Study of the effect of mechanical alloying on the structure of Ni-Mn-Sn Heusler alloy

Abstract

The formation process of nanocrystalline Ni-Mn-Sn Heusler alloy was investigated using mechanical alloying route. Powder samples of this alloy were fabricated using high milling energy technology of planetary ball mill in an argon atmosphere. The effects of selected milling time (0 hr, 5 hr, 10 hr and 15 hr) on the crystallite size, lattice strain, morphology and chemical composition of as-milled powder samples were studied using X-ray diffraction (XRD) and scanning electron microscope (SEM) attached with energy-dispersive Xray spectroscopy (EDX). Thermal behavior of the samples was analyzed by differential scanning caloorimetry (DSC).
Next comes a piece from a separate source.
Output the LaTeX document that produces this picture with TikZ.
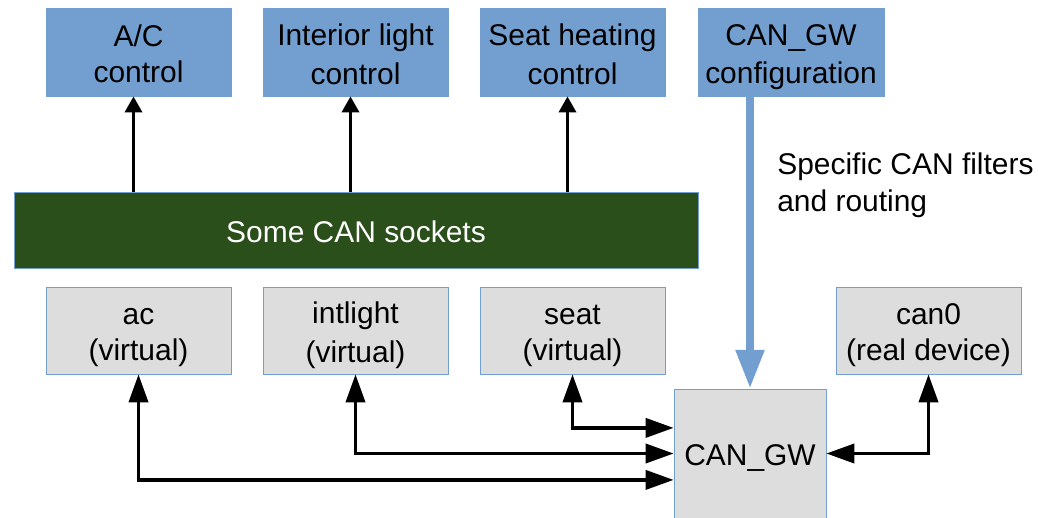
\documentclass[tikz,border=0pt]{standalone}
\usepackage{fontspec}
\setmainfont{Liberation Sans}
\usetikzlibrary{arrows.meta}
\definecolor{ctrlblue}{HTML}{729FCF}
\definecolor{boxgrey}{HTML}{DDDDDD}
\definecolor{sockgreen}{RGB}{43,79,27}
\newcommand{\ls}{\rule[-3.7pt]{0pt}{25.6pt}}
\begin{document}
\begin{tikzpicture}[x=0.025cm, y=-0.025cm,
      every node/.style = {inner sep=0pt, align=center, font=\fontsize{21.3}{25.6}\selectfont},
      ctrl/.style = {draw=ctrlblue, fill=ctrlblue, minimum width=4.625cm, minimum height=2.2cm},
      dev/.style = {draw=ctrlblue, fill=boxgrey, minimum width=4.625cm, minimum height=2.175cm},
      uparrow/.style = {line width=2.8pt, -{Triangle[length=11.5pt,width=12pt]}},
      link/.style = {line width=2.8pt, {Triangle[length=20pt,width=13.5pt]}-{Triangle[length=20pt,width=13.5pt]}},
      cfgarrow/.style = {draw=ctrlblue, line width=6pt, -{Triangle[length=27.7pt,width=19.2pt]}}]
      \useasboundingbox (0,0) rectangle (1038,518);
      % control applications
      \node[ctrl] (topac) at (138.5,52) {\ls A/C\\\ls control};
      \node[ctrl] (toplight) at (355.5,52) {\ls Interior light\\\ls control};
      \node[ctrl] (topseat) at (572.5,52) {\ls Seat heating\\\ls control};
      \node[ctrl, minimum width=4.65cm] (cfg) at (791,52) {\ls CAN\_GW\\\ls configuration};
      \node[draw=ctrlblue, fill=sockgreen, text=white, minimum width=17.1cm, minimum height=1.9cm] (sockets) at (356,230) {\ls Some CAN sockets};
      % interfaces
      \node[dev] (ac) at (138.5,330.5) {\ls ac\\\ls (virtual)};
      \node[dev] (intlight) at (355.5,330.5) {\ls intlight\\\ls (virtual)};
      \node[dev] (seat) at (572.5,330.5) {\ls seat\\\ls (virtual)};
      \node[dev] (can0) at (928.5,330.5) {\ls can0\\\ls (real device)};
      \node[draw=ctrlblue, fill=boxgrey, minimum width=3.8cm, minimum height=3.225cm] (gw) at (750,453.5) {\ls CAN\_GW};
      \node[anchor=west, align=left, font=\fontsize{21.3}{26.5}\selectfont] (filters) at (777,185) {Specific CAN filters\\and routing};
      \foreach \n in {topac, toplight, topseat}
        \draw[uparrow] ([xshift=-0.125cm]sockets.north -| \n.south) -- ([xshift=-0.125cm]\n.south);
      \draw[cfgarrow] (gw.north |- cfg.south) -- (gw.north);
      \draw[link] (seat.south) |- ([yshift=0.64cm]gw.west);
      \draw[link] (intlight.south) |- (gw.west);
      \draw[link] (ac.south) |- ([yshift=-0.66cm]gw.west);
      \draw[link] (can0.south) |- (gw.east);
    \end{tikzpicture}
\end{document}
Results indicated that the formation of single phase Ni2MnSn Heusler alloy was obtained after 15 hr of milling through the balance between particle coalescence and fracture accompanied by uniform grain refinement. The optimum milling time resulted from the proper selection of milling parameters. Compositional analysis of 15 hr asmilled sample revealed stoichiometric Heusler composition (X2YZ) of Ni-Mn-Sn alloy with no impurities. The subsequent heating of the powder particles in DSC showed crystallization of Ni-Mn-Sn alloy. The obtained results provide an understanding of the fabrication of Ni-Mn based Heusler alloy powders by mechanical alloying technique by using laboratory scale ball mill with the aim to bring out structural and thermal aspects of the alloy.